Exercise: Begin with the first line and repeat exactly through the line containing "(fed) at (696.5,304.5)"; leave every image out.
^^^^^^^^
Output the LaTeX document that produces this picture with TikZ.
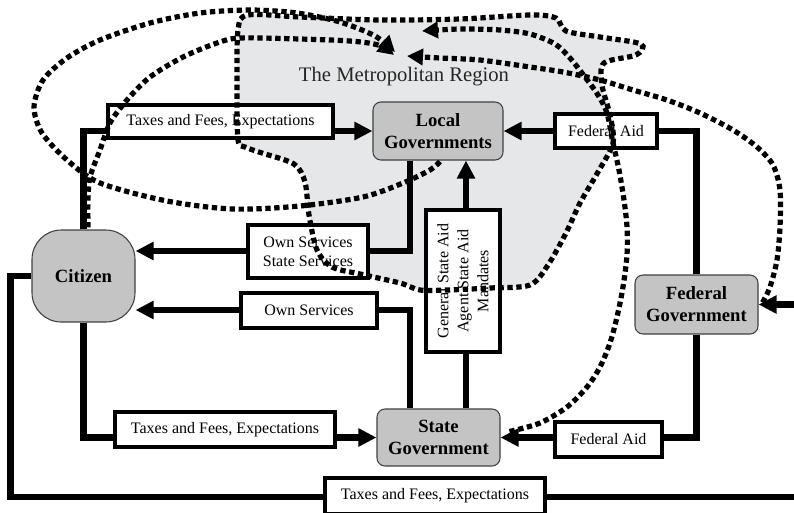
\documentclass[tikz,border=0pt]{standalone}
\usepackage{fontspec}
\setmainfont{Liberation Serif}
\usetikzlibrary{arrows.meta,calc}
\definecolor{regiongrey}{HTML}{E6E7E8}
\definecolor{govgrey}{HTML}{C4C4C4}
\begin{document}
\begin{tikzpicture}[x=0.75pt,y=-0.75pt,
  govbox/.style={draw=black!75, line width=0.8pt, fill=govgrey, align=center,
    inner sep=0pt, font=\fontsize{14}{16.5}\selectfont\bfseries},
  lblbox/.style={draw=black, line width=2.4pt, fill=white, align=center,
    inner sep=0pt, font=\fontsize{12}{14.4}\selectfont},
  link/.style={line width=4.6pt},
  conn/.style={link, -{Triangle[length=13.5pt,width=13pt]}},
  dotline/.style={line width=3.9pt, dash pattern=on 4pt off 2.7pt},
  dotarrow/.style={dotline, -{Triangle[length=12pt,width=12pt]}},
]
\useasboundingbox (0,0) rectangle (794,512);
\clip (0,0) rectangle (794,512);

% shaded metropolitan region
\fill[regiongrey] plot[smooth cycle, tension=0.5] coordinates {
  (238,140) (237,90) (238,30) (248,15) (300,17) (380,20) (460,19) (530,15)
  (556,18) (566,31) (600,37) (641,44) (636,55) (604,63) (602,85) (610,115)
  (613,143) (598,172) (580,203) (566,233) (548,265) (530,285) (490,288)
  (447,290) (420,290) (400,283) (360,274) (332,267) (317,250) (309,215)
  (305,182) (294,164) (262,153) (245,147)};

\node[font=\fontsize{15.5}{18}\selectfont, text=black!85] (title) at (404,77)
  {The Metropolitan Region};

% governments and citizen
\node[govbox, minimum width=97.5pt, minimum height=43.5pt, rounded corners=6pt]
  (loc) at (438,131) {Local\\Governments};
\node[govbox, minimum width=77.25pt, minimum height=69pt, rounded corners=22pt]
  (cit) at (83.5,276) {Citizen};
\node[govbox, minimum width=92.25pt, minimum height=42.75pt, rounded corners=6pt]
  (st) at (438.5,437.5) {State\\Government};
\node[govbox, minimum width=92.25pt, minimum height=44.25pt, rounded corners=6pt]
  (fed) at (696.5,304.5) {Federal\\Government};

% flows between them
\coordinate (k1) at (410,251);
\coordinate (k2) at (410,310);
\coordinate (k3) at (466,300);
\coordinate (k4) at (806,497);
\draw[conn] (cit.north) |- (loc.west);
\draw[conn] (fed.north) |- (loc.east);
\draw[conn] (loc.south -| k1) |- (cit.east |- k1);
\draw[conn] (st.north -| k2) |- (cit.east |- k2);
\draw[conn] (st.north -| k3) -- (loc.south -| k3);
\draw[conn] (cit.south) |- (st.west);
\draw[conn] (fed.south) |- (st.east);
\draw[conn] (cit.west) -- ++(-21,0) |- (k4) |- (fed.east);

% flow labels
\node[lblbox, minimum width=168.75pt, minimum height=24.75pt] (tx1) at (220.5,121.5)
  {Taxes and Fees, Expectations};
\node[lblbox, minimum width=76.5pt, minimum height=25.5pt] (fa1) at (606,131)
  {Federal Aid};
\node[lblbox, minimum width=90pt, minimum height=39.75pt] (os1) at (308,251.5)
  {Own Services\\State Services};
\node[lblbox, minimum width=102pt, minimum height=26.25pt] (os2) at (309,310.5)
  {Own Services};
\node[lblbox, minimum width=165pt, minimum height=26.25pt] (tx2) at (225,429.5)
  {Taxes and Fees, Expectations};
\node[lblbox, minimum width=80.25pt, minimum height=26.25pt] (fa2) at (608.5,439.5)
  {Federal Aid};
\node[lblbox, minimum width=165pt, minimum height=27pt] (tx3) at (435,496)
  {Taxes and Fees, Expectations};
\node[lblbox, rotate=90, minimum width=106.5pt, minimum height=55.5pt,
  font=\fontsize{12}{15}\selectfont] (gsa) at (463,281)
  {General State Aid\\Agent State Aid\\Mandates};

% boundary of the region
\draw[dotline] plot[smooth cycle, tension=0.5] coordinates {
  (238,140) (237,90) (238,30) (248,15) (300,17) (380,20) (460,19) (530,15)
  (556,18) (566,31) (600,37) (641,44) (636,55) (604,63) (602,85) (610,115)
  (613,143) (598,172) (580,203) (566,233) (548,265) (530,285) (490,288)
  (447,290) (420,290) (400,283) (360,274) (332,267) (317,250) (309,215)
  (305,182) (294,164) (262,153) (245,147)};

% influences on the region
\coordinate (c1s) at ($(loc.south)+(2,1)$);
\coordinate (c2s) at ($(cit.north)+(4.5,-2)$);
\coordinate (c3s) at ($(fed.east)+(4,-2)$);
\coordinate (c4s) at ($(st.east)+(9,-6)$);
\draw[dotarrow] plot[smooth, tension=0.5] coordinates {
  (c1s) (430,170) (403,183) (363,197) (300,206) (233,209) (167,201) (100,183)
  (67,160) (42,133) (34,107) (43,80) (67,58) (100,40) (150,23) (200,13)
  (250,10) (297,13) (340,22) (375,36) (395,52)};
\draw[dotarrow] plot[smooth, tension=0.5] coordinates {
  (c2s) (88,200) (90,177) (100,150) (110,123) (127,100) (150,77) (183,57)
  (217,43) (240,38) (300,39) (350,41) (378,45) (394,55)};
\draw[dotarrow] plot[smooth, tension=0.5] coordinates {
  (c3s) (770,287) (777,260) (780,227) (780,190) (773,165) (757,147) (733,130)
  (700,113) (667,100) (633,90) (600,80) (563,72) (530,67) (480,60) (440,58)
  (407,56)};
\draw[dotarrow] plot[smooth, tension=0.5] coordinates {
  (c4s) (540,423) (567,407) (587,387) (600,367) (610,343) (617,317) (623,287)
  (627,255) (627,227) (624,200) (619,170) (613,143) (607,113) (598,95)
  (585,77) (570,58) (555,44) (530,34) (500,30) (460,29) (422,31)};
\end{tikzpicture}
\end{document}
^^^^^^^^
Answer to this exercise:
Output the LaTeX document that produces this picture with TikZ.
\documentclass[tikz,border=0pt]{standalone}
\usepackage{fontspec}
\setmainfont{Liberation Serif}
\usetikzlibrary{arrows.meta,calc}
\definecolor{regiongrey}{HTML}{E6E7E8}
\definecolor{govgrey}{HTML}{C4C4C4}
\begin{document}
\begin{tikzpicture}[x=0.75pt,y=-0.75pt,
  govbox/.style={draw=black!75, line width=0.8pt, fill=govgrey, align=center,
    inner sep=0pt, font=\fontsize{14}{16.5}\selectfont\bfseries},
  lblbox/.style={draw=black, line width=2.4pt, fill=white, align=center,
    inner sep=0pt, font=\fontsize{12}{14.4}\selectfont},
  link/.style={line width=4.6pt},
  conn/.style={link, -{Triangle[length=13.5pt,width=13pt]}},
  dotline/.style={line width=3.9pt, dash pattern=on 4pt off 2.7pt},
  dotarrow/.style={dotline, -{Triangle[length=12pt,width=12pt]}},
]
\useasboundingbox (0,0) rectangle (794,512);
\clip (0,0) rectangle (794,512);

% shaded metropolitan region
\fill[regiongrey] plot[smooth cycle, tension=0.5] coordinates {
  (238,140) (237,90) (238,30) (248,15) (300,17) (380,20) (460,19) (530,15)
  (556,18) (566,31) (600,37) (641,44) (636,55) (604,63) (602,85) (610,115)
  (613,143) (598,172) (580,203) (566,233) (548,265) (530,285) (490,288)
  (447,290) (420,290) (400,283) (360,274) (332,267) (317,250) (309,215)
  (305,182) (294,164) (262,153) (245,147)};

\node[font=\fontsize{15.5}{18}\selectfont, text=black!85] (title) at (404,77)
  {The Metropolitan Region};

% governments and citizen
\node[govbox, minimum width=97.5pt, minimum height=43.5pt, rounded corners=6pt]
  (loc) at (438,131) {Local\\Governments};
\node[govbox, minimum width=77.25pt, minimum height=69pt, rounded corners=22pt]
  (cit) at (83.5,276) {Citizen};
\node[govbox, minimum width=92.25pt, minimum height=42.75pt, rounded corners=6pt]
  (st) at (438.5,437.5) {State\\Government};
\node[govbox, minimum width=92.25pt, minimum height=44.25pt, rounded corners=6pt]
  (fed) at (696.5,304.5) {Federal\\Government};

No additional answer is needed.